The December ADAM report from the University of Sydney's IR research body, focusing on the September 2002 quarter, drew its findings from two studies undertaken by acirrt recently, one for the Cole Royal Commission into the Building and Construction Industry, the other for the Australian Manufacturing Workers’ Union.

It said the occurrence of common or even identical provisions in agreements in an industry were not necessarily evidence of pattern bargaining.
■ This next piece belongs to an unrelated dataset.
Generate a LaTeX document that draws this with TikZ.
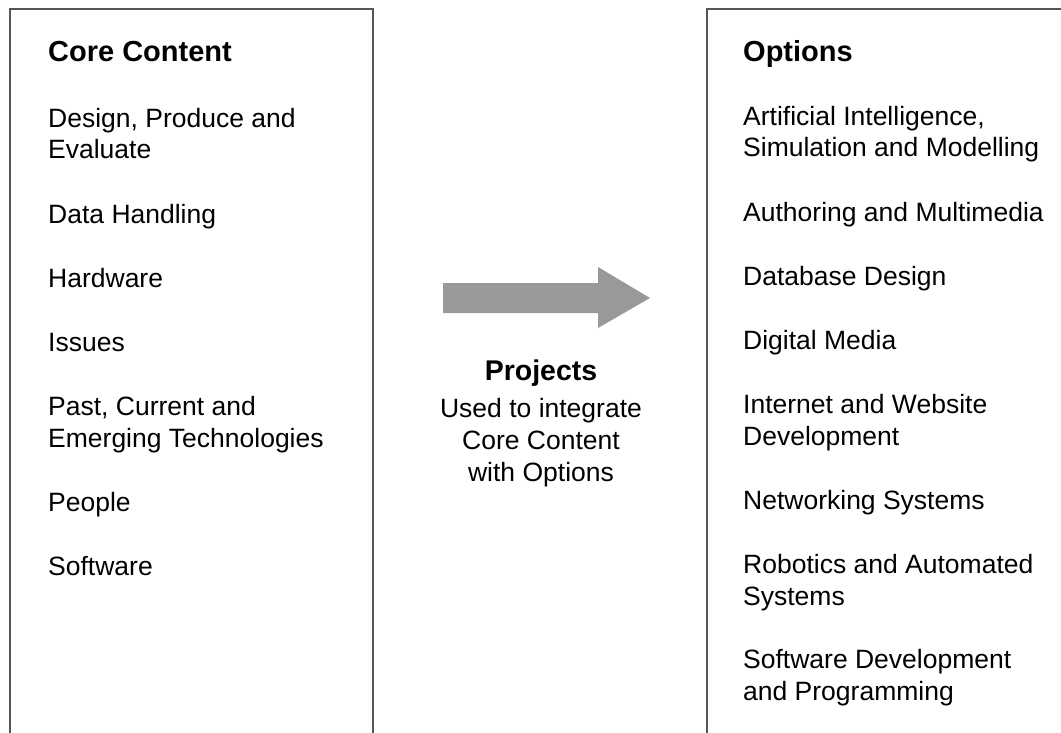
\documentclass[tikz,border=0pt]{standalone}
\usepackage{fontspec}
\setmainfont{Liberation Sans}
\definecolor{boxline}{RGB}{85,85,85}
\definecolor{arrowgray}{RGB}{153,153,153}
\tikzset{
  item/.style={anchor=base west, inner sep=0pt, align=left, font=\fontsize{26.5}{31.5}\selectfont},
  head/.style={anchor=base west, inner sep=0pt, font=\fontsize{29}{34}\selectfont\bfseries},
  mid/.style={anchor=base, inner sep=0pt, align=center, font=\fontsize{26.5}{32}\selectfont},
  frame/.style={draw=boxline, line width=1.5pt}
}
\begin{document}
\begin{tikzpicture}[x=1pt,y=-1pt]
\useasboundingbox (0,0) rectangle (1061,733);
% boxes
\draw[frame] (10,733) -- (10,9) -- (373,9) -- (373,733);
\draw[frame] (707,733) -- (707,9) -- (1061,9);
% arrow
\fill[arrowgray] (443,283) -- (598,283) -- (598,267) -- (650,298) -- (598,328) -- (598,313) -- (443,313) -- cycle;
% left column (multi-line nodes: base = last line)
\node[head] (core) at (48,62) {Core Content};
\node[item] (l1) at (48,159) {Design, Produce and\\Evaluate};
\node[item] (l2) at (48,223) {Data Handling};
\node[item] (l3) at (48,287) {Hardware};
\node[item] (l4) at (48,351) {Issues};
\node[item] (l5) at (48,447) {Past, Current and\\Emerging Technologies};
\node[item] (l6) at (48,511) {People};
\node[item] (l7) at (48,575) {Software};
% right column
\node[head] (opt) at (743,62) {Options};
\node[item] (r1) at (743,157) {Artificial Intelligence,\\Simulation and Modelling};
\node[item] (r2) at (743,222) {Authoring and Multimedia};
\node[item] (r3) at (743,285) {Database Design};
\node[item] (r4) at (743,349) {Digital Media};
\node[item] (r5) at (743,445) {Internet and Website\\Development};
\node[item] (r6) at (743,509) {Networking Systems};
\node[item] (r7) at (743,605) {Robotics and Automated\\Systems};
\node[item] (r8) at (743,700) {Software Development\\and Programming};
% middle
\node[anchor=base, inner sep=0pt, font=\fontsize{28.5}{34}\selectfont\bfseries] (proj) at (541,380) {Projects};
\node[mid] (desc) at (541,481) {Used to integrate\\Core Content\\with Options};
\end{tikzpicture}
\end{document}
While individual unions and employers would often end up with what may at face value seem like a pattern deal, standardisation was sometimes desired for administrative efficiency or operation effectiveness, the report said.

It also noted that in those industries pattern bargaining was often employer-initiated and flowed down supply-chains, with enterprise agreements among assemblers commonly referring to the requirements of the ‘Toyota’, ‘Ford’ or ‘Holden Production System’.

Similarly, identical agreements in construction crafted by employer associations flowed from head-contractors to sub-contractors. Such deals were also found in non-union agreements, which raised questions about the Workplace Relations Amendment (Genuine Bargaining) Bill 2002, which focused exclusively on unions, ignoring employer-driven pattern bargaining (see 320/2002).

Finally, the report said the Government, the Federal Workplace Relations Department and the Productivity Commission all overstated the level of uniformity between agreements.

‘Time to move on’

The December ADAM report called the case developed against pattern bargaining ‘conceptually vague and empirically sloppy’ and said it carried the ‘tacit assumption. . . that we live in a bipolar world’.

It said even in the UK and US, considered ‘the purest national cases of deregulated labour markets’, there was ‘considerable pattern-setting as well as decentralised bargaining by both employers and unions’.

While the Federal Government ‘continues to rehearse an old polemic about centralised versus decentralised bargaining. . . international bargaining practices and policy debates have moved on’.

Australia’s preoccupation with outlawing ‘pattern bargaining’ to facilitate ‘genuine’ enterprise bargaining missed the key policy challenge, the report said: how to productively manage the interaction between multi-employer and enterprise bargaining.

Wages

The report also contained its usual analysis of average annualised wage rises in certified agreements. AAWIs fell in the September quarter, down from 4.2% in the June quarter to 3.8%.

Following two quarters of a widening gap between union-negotiated and non-union agreements (see 180/2002 and 299/2002), the gap has closed, with union agreements delivering an AAWI of 3.8% in the September quarter, only 0.1% higher than non-union agreements.

Private sector agreements delivered a slightly higher AAWI than public sector deals (3.8% and 3.6% respectively).

Construction agreements provided for the biggest wage increases (4.5%), followed by metal manufacturing (4.4%) and electricity, gas and water (4.3%). The lowest AAWIs came from agreements in the mining sector (3.4%), recreational and personal services and public administration ( both 3.5%).

The report is available from ACIRRT by subscription only.